The commemoration will be marked by a year-long calendar of events in 2019, culminating in a major exhibition at the Fort Canning Centre. Anchor events will not only look at Singapore’s history after the arrival of Stamford Raffles in 1819, but also the 500 years prior to that.
This could help to raise awareness among Singaporeans that the 500-year period between the 1300s and 1819 was not bereft of activities.
For instance, in the 1330s, Chinese trader Wang Dayuan who had visited Singapore noted that the island had foreign traders living alongside the local populace. He also described two local settlements – Banzu and Long Ya Men.
The dominant group living in Singapore during the 1400s was the Orang Laut, described as expert fishermen and fierce warriors.
In the 1500s, Singapore’s port impressed gem trader Jacques de Coutre, who described it as one of the best in the East Indies.
Mr Lim Chen Sian, an associate fellow at the archaeology unit of ISEAS - Yusof Ishak Institute’s Nalanda-Sriwijaya Centre, said looking back at 700 years can benefit the people of Singapore as it provides a “sense of depth and time”.
Mr Lim, who is also on the advisory panel for the bicentennial, said it will be an opportunity to explore what happened to Singapore’s port and settlements over the centuries - in particular why it succeeded and failed at different junctures of history before it was revived by the British East India Company.
He added: “The study of the past can help us chart our future, where we want to be or where we don’t, based on what worked or did not work in the past.

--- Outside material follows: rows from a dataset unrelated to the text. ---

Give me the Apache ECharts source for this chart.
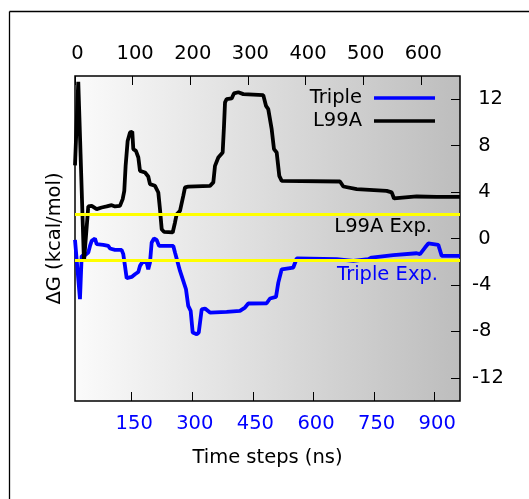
<!DOCTYPE html>
<html>
<head>
<meta charset="utf-8">
<script src="https://cdn.jsdelivr.net/npm/echarts@6/dist/echarts.min.js"></script>
<style>
  html, body { margin: 0; padding: 0; background: #fff; }
  #main { width: 529px; height: 499px; }
</style>
</head>
<body>
<div id="main"></div>
<script>
// Triple mutant, dG vs time (ns)
var tripleNs = [9.7, 13.8, 22, 26.2, 32, 42.6, 46.8, 51, 59.2, 63.4, 79.7, 92, 96.3, 108.7, 125, 129.2, 133.4, 137.6, 150, 158.2,
    166.3, 170.5, 178.7, 187, 191, 195.3, 199.5, 205.2, 211.8, 217.6, 253, 257.2, 262.9, 269.6, 277.7, 284.4, 290, 296, 301, 310.9,
    316, 323.3, 331.4, 343.8, 385, 418, 430.4, 438.6, 484, 492.3, 507.2, 512.9, 521.3, 550, 558.4, 562.4, 657.4, 698.5, 735.6, 744,
    797.5, 855.4, 863.6, 876, 884.2, 908.9, 917.3, 962.6];
var tripleDG = [-0.12, -0.2, -5.23, -1.5, -1.5, -1.2, -0.64, -0.2, 0.0, -0.49, -0.55, -0.64, -0.86, -0.98, -0.98, -1.35, -2.36, -3.42, -3.31, -3.08,
    -2.88, -2.36, -1.93, -2.07, -2.65, -2.07, -0.34, 0.0, -0.12, -0.64, -0.64, -1.2, -1.93, -2.79, -3.65, -4.37, -5.81, -6.24, -8.1, -8.25,
    -8.1, -6.1, -6.03, -6.38, -6.33, -6.24, -5.95, -5.6, -5.58, -5.17, -5.03, -3.8, -2.65, -2.5, -1.72, -1.64, -1.78, -1.93, -1.78, -1.64,
    -1.44, -1.27, -1.35, -0.78, -0.43, -0.55, -1.5, -1.5];

// L99A, dG vs time (ns)
var l99aNs = [9.7, 17.8, 31.9, 42.6, 51, 63.4, 75.7, 88, 100.5, 108.7, 121, 127.7, 131.7, 135, 140, 145.8, 151.5, 154, 160.5, 166.5,
    170.5, 183, 191, 195.3, 207.7, 215.9, 220, 224.3, 230, 251.5, 257.2, 261.4, 269.6, 277.7, 282, 290, 343.8, 352, 356.2, 364.4,
    375.2, 378.5, 381, 385, 397.5, 403, 413.9, 426.3, 475.7, 482.4, 488, 496.5, 502.2, 508.9, 515.3, 521.3, 665.6, 673.8, 707, 781,
    793.6, 799.3, 855.4, 905, 962.6];
var l99aDG = [6.3, 13.5, -2.0, 2.76, 2.81, 2.53, 2.67, 2.76, 2.87, 2.76, 2.81, 3.39, 4.1, 6.26, 8.4, 9.14, 9.2, 7.7, 7.55, 6.98,
    5.83, 5.69, 5.34, 4.68, 4.54, 3.96, 2.53, 0.8, 0.57, 0.52, 1.38, 2.09, 2.38, 3.67, 4.4, 4.47, 4.54, 4.83, 6.26, 6.98,
    7.41, 9.7, 11.72, 12.0, 12.07, 12.5, 12.6, 12.44, 12.35, 11.43, 11.15, 9.42, 7.7, 7.41, 5.4, 4.97, 4.91, 4.48, 4.25, 4.1,
    3.97, 3.45, 3.62, 3.59, 3.59];

// experimental values
var expNames = ['L99A Exp.', 'Triple Exp.'];
var expValues = [2.1, -1.85];

// tick labels
var nsTicks = [150, 300, 450, 600, 750, 900];
var dgTicks = [-12, -8, -4, 0, 4, 8, 12];

function pairs(xs, ys) {
    var out = [];
    for (var i = 0; i < xs.length; i++) {
        out.push([xs[i], ys[i]]);
    }
    return out;
}

var font = 'DejaVu Sans';
var fs = 19.5;

var myChart = echarts.init(document.getElementById('main'));
myChart.setOption({
    animation: false,
    textStyle: {fontFamily: font},
    graphic: [
        {type: 'line', shape: {x1: 9.5, y1: 11.5, x2: 529, y2: 11.5}, style: {stroke: '#000', lineWidth: 1.3}},
        {type: 'line', shape: {x1: 9.5, y1: 11.5, x2: 9.5, y2: 499}, style: {stroke: '#000', lineWidth: 1.3}}
    ],
    grid: {
        left: 75,
        right: 69,
        top: 76,
        bottom: 98,
        show: true,
        borderColor: '#000',
        borderWidth: 1.5,
        backgroundColor: new echarts.graphic.LinearGradient(0, 0, 1, 0, [
            {offset: 0, color: '#fbfbfb'},
            {offset: 1, color: '#bdbdbd'}
        ])
    },
    legend: {
        data: ['Triple', 'L99A'],
        orient: 'vertical',
        right: 94,
        top: 88,
        padding: 0,
        align: 'right',
        icon: 'rect',
        itemWidth: 61,
        itemHeight: 3.5,
        itemGap: 3,
        textStyle: {fontFamily: font, fontSize: fs, color: '#000', lineHeight: 20, padding: [0, 7, 0, 0]}
    },
    xAxis: [{
        type: 'value',
        position: 'bottom',
        min: 9.7,
        max: 962.6,
        axisLine: {show: false, onZero: false},
        splitLine: {show: false},
        axisTick: {inside: true, length: 9, customValues: nsTicks, lineStyle: {color: '#000'}},
        axisLabel: {customValues: nsTicks, color: '#0000ff', fontSize: fs, fontFamily: font, margin: 13, padding: [0, 0, 0, 5]},
        name: 'Time steps (ns)',
        nameLocation: 'middle',
        nameGap: 47,
        nameTextStyle: {fontSize: fs, fontFamily: font, color: '#000'}
    }, {
        type: 'value',
        position: 'top',
        min: 0,
        max: 668,
        interval: 100,
        axisLine: {show: false, onZero: false},
        splitLine: {show: false},
        axisTick: {inside: true, length: 9, lineStyle: {color: '#000'}},
        axisLabel: {color: '#000', fontSize: fs, fontFamily: font, margin: 12, padding: [0, 0, 0, 5], showMaxLabel: false}
    }],
    yAxis: [{
        type: 'value',
        position: 'right',
        min: -14,
        max: 14,
        axisLine: {show: false, onZero: false},
        splitLine: {show: false},
        axisTick: {inside: true, length: 9, customValues: dgTicks, lineStyle: {color: '#000'}},
        axisLabel: {
            customValues: dgTicks, color: '#000', fontSize: fs, fontFamily: font, margin: 12,
            formatter: function (v) {
                return v < 0 ? String(v) : ' ' + v;
            }
        }
    }, {
        type: 'value',
        position: 'left',
        min: -14,
        max: 14,
        axisLine: {show: false, onZero: false},
        axisTick: {show: false},
        axisLabel: {show: false},
        splitLine: {show: false},
        name: 'ΔG (kcal/mol)',
        nameLocation: 'middle',
        nameRotate: 90,
        nameGap: 10,
        nameTextStyle: {fontSize: fs, fontFamily: font, color: '#000'}
    }],
    series: [{
        name: 'exp',
        type: 'line',
        data: [],
        silent: true,
        markLine: {
            silent: true,
            symbol: 'none',
            lineStyle: {color: '#ffff00', width: 3, type: 'solid'},
            data: [{
                yAxis: expValues[0],
                label: {show: true, formatter: expNames[0], position: 'insideEndBottom', distance: [28, 3],
                    color: '#000', fontSize: fs, fontFamily: font}
            }, {
                yAxis: expValues[1],
                label: {show: true, formatter: expNames[1], position: 'insideEndBottom', distance: [22, 5],
                    color: '#0000ff', fontSize: fs, fontFamily: font}
            }]
        }
    }, {
        name: 'Triple',
        type: 'line',
        data: pairs(tripleNs, tripleDG),
        showSymbol: false,
        symbol: 'none',
        itemStyle: {color: '#0000ff'},
        lineStyle: {color: '#0000ff', width: 3.8}
    }, {
        name: 'L99A',
        type: 'line',
        data: pairs(l99aNs, l99aDG),
        showSymbol: false,
        symbol: 'none',
        itemStyle: {color: '#000000'},
        lineStyle: {color: '#000000', width: 3.8}
    }]
});
</script>
</body>
</html>
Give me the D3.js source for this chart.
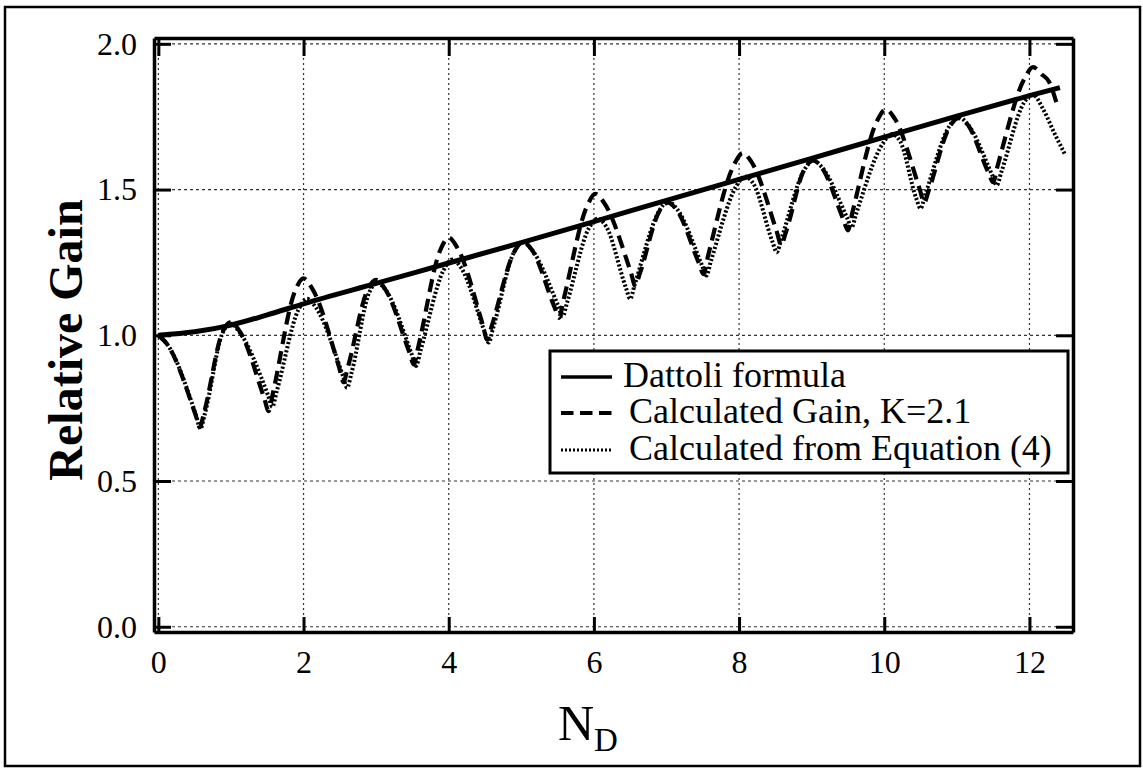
<!DOCTYPE html>
<html>
<head>
<meta charset="utf-8">
<script src="https://cdn.jsdelivr.net/npm/d3@7"></script>
<style>
  body { margin: 0; background: #fff; }
  svg, svg text, svg tspan { font-family: Liberation Serif, Times New Roman, Times, Tinos, Nimbus Roman, DejaVu Serif, serif !important; }
</style>
</head>
<body>
<div id="chart"></div>
<script>
// N_D vs relative gain
const xTicks = [0, 2, 4, 6, 8, 10, 12];
const yTicks = [0.0, 0.5, 1.0, 1.5, 2.0];

const dattoli = [
  [0, 1.0], [0.5, 1.012], [1, 1.035], [1.5, 1.07], [2, 1.108], [3, 1.178], [4, 1.248],
  [5, 1.318], [6, 1.39], [7, 1.463], [8, 1.535], [9, 1.607], [10, 1.68], [11, 1.752],
  [12, 1.822], [12.42, 1.85]
];

// Calculated Gain, K=2.1 (dashed)
const calcGain = [
  [0, 1.0], [0.12, 0.97], [0.51, 0.729], [0.57, 0.685],
  [0.63, 0.735], [0.88, 1.009], [1.0, 1.045],
  [1.12, 1.014], [1.46, 0.783], [1.52, 0.74],
  [1.58, 0.804], [1.88, 1.15], [2.0, 1.195],
  [2.12, 1.16], [2.49, 0.89], [2.55, 0.84],
  [2.61, 0.89], [2.88, 1.155], [3.0, 1.19],
  [3.12, 1.16], [3.46, 0.94], [3.52, 0.90],
  [3.58, 0.96], [3.88, 1.29], [4.0, 1.335],
  [4.12, 1.30], [4.47, 1.035], [4.53, 0.985],
  [4.59, 1.03], [4.9, 1.285], [5.02, 1.32],
  [5.14, 1.295], [5.46, 1.095], [5.52, 1.06],
  [5.58, 1.12], [5.9, 1.44], [6.02, 1.485],
  [6.14, 1.455], [6.51, 1.215], [6.57, 1.17],
  [6.63, 1.21], [6.9, 1.425], [7.02, 1.455],
  [7.14, 1.43], [7.45, 1.245], [7.51, 1.21],
  [7.57, 1.27], [7.93, 1.585], [8.05, 1.625],
  [8.17, 1.595], [8.52, 1.355], [8.58, 1.31],
  [8.64, 1.35], [8.9, 1.57], [9.02, 1.60],
  [9.14, 1.575], [9.44, 1.395], [9.5, 1.36],
  [9.56, 1.42], [9.9, 1.735], [10.02, 1.775],
  [10.14, 1.745], [10.49, 1.50], [10.55, 1.455],
  [10.61, 1.495], [10.9, 1.715], [11.02, 1.745],
  [11.14, 1.725], [11.44, 1.555], [11.5, 1.525],
  [11.56, 1.58], [11.93, 1.88], [12.05, 1.92],
  [12.17, 1.895], [12.27, 1.87], [12.37, 1.80]
];

// Calculated from Equation (4) (dotted)
const calcEq4 = [
  [0, 1.0], [0.12, 0.97], [0.52, 0.725], [0.58, 0.68],
  [0.64, 0.73], [0.88, 1.005], [1.0, 1.04],
  [1.12, 1.01], [1.51, 0.795], [1.57, 0.755],
  [1.63, 0.807], [1.93, 1.088], [2.05, 1.125],
  [2.17, 1.095], [2.54, 0.863], [2.6, 0.82],
  [2.66, 0.87], [2.9, 1.144], [3.02, 1.18],
  [3.14, 1.152], [3.49, 0.935], [3.55, 0.895],
  [3.61, 0.946], [3.93, 1.224], [4.05, 1.26],
  [4.17, 1.232], [4.49, 1.015], [4.55, 0.975],
  [4.61, 1.023], [4.9, 1.286], [5.02, 1.32],
  [5.14, 1.295], [5.51, 1.10], [5.57, 1.065],
  [5.63, 1.112], [5.93, 1.367], [6.05, 1.40],
  [6.17, 1.373], [6.44, 1.164], [6.5, 1.125],
  [6.56, 1.172], [6.9, 1.427], [7.02, 1.46],
  [7.14, 1.435], [7.49, 1.24], [7.55, 1.205],
  [7.61, 1.253], [7.96, 1.511], [8.08, 1.545],
  [8.2, 1.519], [8.46, 1.321], [8.52, 1.285],
  [8.58, 1.329], [8.9, 1.568], [9.02, 1.60],
  [9.14, 1.577], [9.49, 1.402], [9.55, 1.37],
  [9.61, 1.415], [9.98, 1.658], [10.1, 1.69],
  [10.22, 1.665], [10.44, 1.47], [10.5, 1.435],
  [10.56, 1.479], [10.9, 1.719], [11.02, 1.75],
  [11.14, 1.727], [11.49, 1.548], [11.55, 1.515],
  [11.61, 1.558], [11.93, 1.80], [12.05, 1.825],
  [12.19, 1.775], [12.35, 1.69], [12.49, 1.62]
];

const legendLabels = ["Dattoli formula", "Calculated Gain, K=2.1", "Calculated from Equation (4)"];

const W = 1143, H = 768;
const plot = {left: 154, right: 1073, top: 38, bottom: 632};
const serif = "Liberation Serif, Times New Roman, Times, serif";

const svg = d3.select("#chart").append("svg")
  .attr("width", W)
  .attr("height", H)
  .attr("font-family", serif);

// outer figure border
svg.append("rect")
  .attr("x", 5).attr("y", 7)
  .attr("width", 1135).attr("height", 759)
  .attr("fill", "none")
  .attr("stroke", "#000")
  .attr("stroke-width", 2.5);

const x = d3.scaleLinear().domain([-0.06, 12.6]).range([plot.left, plot.right]);
const y = d3.scaleLinear().domain([-0.018, 2.02]).range([plot.bottom, plot.top]);

// dotted grid
const grid = svg.append("g").attr("class", "grid");
xTicks.forEach(t => {
  grid.append("line")
    .attr("x1", x(t)).attr("x2", x(t))
    .attr("y1", plot.top).attr("y2", plot.bottom)
    .attr("stroke", "#333").attr("stroke-width", 1.2)
    .attr("stroke-dasharray", "2,3");
});
yTicks.forEach(t => {
  grid.append("line")
    .attr("x1", plot.left).attr("x2", plot.right)
    .attr("y1", y(t)).attr("y2", y(t))
    .attr("stroke", "#333").attr("stroke-width", 1.2)
    .attr("stroke-dasharray", "3,3");
});

// axes, ticks pointing inward
const fmt = d3.format(".1f");
const axes = [
  d3.axisLeft(y).tickValues(yTicks).tickFormat(fmt).tickSize(-17).tickPadding(17),
  d3.axisRight(y).tickValues(yTicks).tickFormat("").tickSize(-17),
  d3.axisBottom(x).tickValues(xTicks).tickFormat(d3.format("d")).tickSize(-15).tickPadding(18),
  d3.axisTop(x).tickValues(xTicks).tickFormat("").tickSize(-18)
];
const axisPos = [
  "translate(" + plot.left + ",0)",
  "translate(" + plot.right + ",0)",
  "translate(0," + plot.bottom + ")",
  "translate(0," + plot.top + ")"
];
axes.forEach((a, i) => {
  const g = svg.append("g")
    .attr("transform", axisPos[i])
    .call(a.tickSizeOuter(0))
    .attr("font-family", serif)
    .attr("font-size", 32);
  g.select(".domain").attr("stroke", "#000").attr("stroke-width", 3.5);
  g.selectAll(".tick line").attr("stroke", "#000").attr("stroke-width", 3);
  g.selectAll(".tick text").attr("fill", "#000");
});

// the three curves
const line = d3.line()
  .x(d => x(d[0]))
  .y(d => y(d[1]))
  .curve(d3.curveMonotoneX);

svg.append("path")
  .datum(calcEq4)
  .attr("d", line)
  .attr("fill", "none")
  .attr("stroke", "#000")
  .attr("stroke-width", 4)
  .attr("stroke-dasharray", "2.2,2");

svg.append("path")
  .datum(calcGain)
  .attr("d", line)
  .attr("fill", "none")
  .attr("stroke", "#000")
  .attr("stroke-width", 4.2)
  .attr("stroke-dasharray", "13,7");

svg.append("path")
  .datum(dattoli)
  .attr("d", line)
  .attr("fill", "none")
  .attr("stroke", "#000")
  .attr("stroke-width", 5);

// legend
const leg = svg.append("g").attr("transform", "translate(550,351)");
leg.append("rect")
  .attr("width", 518).attr("height", 122)
  .attr("fill", "#fff")
  .attr("stroke", "#000")
  .attr("stroke-width", 3);

const legStyles = [
  {dash: null, width: 3.5},
  {dash: "12.5,6.5", width: 4},
  {dash: "2,2", width: 3}
];
const legY = [26, 62, 99];
const legTextX = [73, 79, 79];
legendLabels.forEach((lbl, i) => {
  leg.append("line")
    .attr("x1", 11).attr("x2", 62)
    .attr("y1", legY[i]).attr("y2", legY[i])
    .attr("stroke", "#000")
    .attr("stroke-width", legStyles[i].width)
    .attr("stroke-dasharray", legStyles[i].dash);
  leg.append("text")
    .attr("x", legTextX[i])
    .attr("y", legY[i] + 10)
    .attr("font-size", 36)
    .text(lbl);
});

// axis titles
svg.append("text")
  .attr("transform", "translate(82,340) rotate(-90)")
  .attr("text-anchor", "middle")
  .attr("font-size", 48)
  .attr("font-weight", "bold")
  .text("Relative Gain");

const xt = svg.append("text")
  .attr("x", 558)
  .attr("y", 740)
  .attr("font-size", 50);
xt.append("tspan").text("N");
xt.append("tspan")
  .attr("dy", 11)
  .attr("font-size", 33)
  .text("D");
</script>
</body>
</html>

Port cities have flashes of brilliance and then disappear as another port can rise and take prominence anytime.”
Historian Peter Borschberg of the National University of Singapore (NUS) noted that Singapore’s early history has been acknowledged for some time at the official level, and has been taught in higher education institutions such as NUS.
The book, Singapore: A 700-Year History, by historians Chong Guan Kwa, Tan Tai Yong and Derek Heng, was based on a Singapore history module taught at NUS, he added.
Dr Borschberg said that what is new or at least unfamiliar to many Singaporeans is the way this history is being framed and some of the events or landmarks in Singapore’s pre-1800 history.
He said: “One of the accomplishments of the bicentennial commemorations next year will be to relativise the founding of the British trading post in 1819 within the context of Singapore’s history across the longue durée (long duration).”
The SG50 logo was a little red dot which was designed to symbolise Singapore’s ability to punch above its weight despite its limitations in size and natural resources.